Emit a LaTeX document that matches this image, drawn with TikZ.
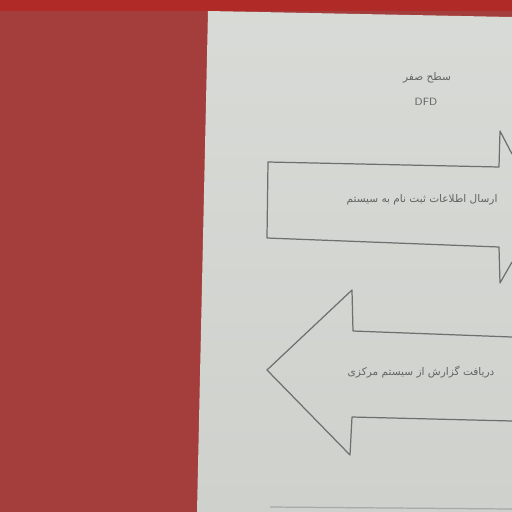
\documentclass[tikz,border=0pt]{standalone}
\usepackage{fontspec}
\newfontfamily\arabicfont[Script=Arabic]{DejaVu Sans}
\TeXXeTstate=1
\definecolor{deskred}{RGB}{164,62,60}
\definecolor{bandred}{RGB}{176,42,40}
\definecolor{paper}{RGB}{206,209,204}
\definecolor{pencil}{RGB}{110,112,110}
\tikzset{pen/.style={draw=pencil, line width=0.7pt, line join=round},
  scrawl/.style={text=pencil!90!black, font=\arabicfont\fontsize{6}{7}\selectfont, inner sep=0pt}}

\begin{document}
\begin{tikzpicture}[x=0.02cm, y=-0.02cm]
	%%%%% START %%%%%
	\useasboundingbox (0, 0) rectangle (512, 512);
	\fill[deskred] (0, 0) rectangle (512, 512);
	\fill[bandred] (0, 0) rectangle (512, 11);
	
	\shade[top color=paper!80!white, bottom color=paper] (208, 11) -- (512, 17) -- (512, 512) -- (197, 512) -- cycle;
	
	\node[scrawl] (level) at (427, 78) {\beginR سطح صفر\endR};
	\node[scrawl, font=\sffamily\fontsize{6}{7}\selectfont] (dfd) at (426, 102) {DFD};
	
	\draw[pen] (512, 154) -- (500, 131) -- (499, 167) -- (268, 162) -- (267, 238) -- (499, 247) -- (500, 283) -- (512, 262);
	\node[scrawl] (sendtxt) at (422, 200) {\beginR ارسال اطلاعات ثبت نام به سیستم\endR};
	
	\draw[pen] (512, 337) -- (353, 331) -- (352, 290) -- (267, 370) -- (350, 455) -- (352, 417) -- (512, 421);
	\node[scrawl] (backtxt) at (421, 372) {\beginR دریافت گزارش از سیستم مرکزی\endR};
	
	\draw[pen, draw=pencil!60] (270, 507) -- (512, 509);
	%%%%% END %%%%%
\end{tikzpicture}
\end{document}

• Instructions to follow
Copy every line of the data exactly as written, excluding the pictures.

• Solved problem
Emit a LaTeX document that matches this image, drawn with TikZ.
\documentclass[tikz,border=0pt]{standalone}
\usepackage{fontspec}
\newfontfamily\arabicfont[Script=Arabic]{DejaVu Sans}
\TeXXeTstate=1
\definecolor{deskred}{RGB}{164,62,60}
\definecolor{bandred}{RGB}{176,42,40}
\definecolor{paper}{RGB}{206,209,204}
\definecolor{pencil}{RGB}{110,112,110}
\tikzset{pen/.style={draw=pencil, line width=0.7pt, line join=round},
  scrawl/.style={text=pencil!90!black, font=\arabicfont\fontsize{6}{7}\selectfont, inner sep=0pt}}

\begin{document}
\begin{tikzpicture}[x=0.02cm, y=-0.02cm]
	%%%%% START %%%%%
	\useasboundingbox (0, 0) rectangle (512, 512);
	\fill[deskred] (0, 0) rectangle (512, 512);
	\fill[bandred] (0, 0) rectangle (512, 11);
	
	\shade[top color=paper!80!white, bottom color=paper] (208, 11) -- (512, 17) -- (512, 512) -- (197, 512) -- cycle;
	
	\node[scrawl] (level) at (427, 78) {\beginR سطح صفر\endR};
	\node[scrawl, font=\sffamily\fontsize{6}{7}\selectfont] (dfd) at (426, 102) {DFD};
	
	\draw[pen] (512, 154) -- (500, 131) -- (499, 167) -- (268, 162) -- (267, 238) -- (499, 247) -- (500, 283) -- (512, 262);
	\node[scrawl] (sendtxt) at (422, 200) {\beginR ارسال اطلاعات ثبت نام به سیستم\endR};
	
	\draw[pen] (512, 337) -- (353, 331) -- (352, 290) -- (267, 370) -- (350, 455) -- (352, 417) -- (512, 421);
	\node[scrawl] (backtxt) at (421, 372) {\beginR دریافت گزارش از سیستم مرکزی\endR};
	
	\draw[pen, draw=pencil!60] (270, 507) -- (512, 509);
	%%%%% END %%%%%
\end{tikzpicture}
\end{document}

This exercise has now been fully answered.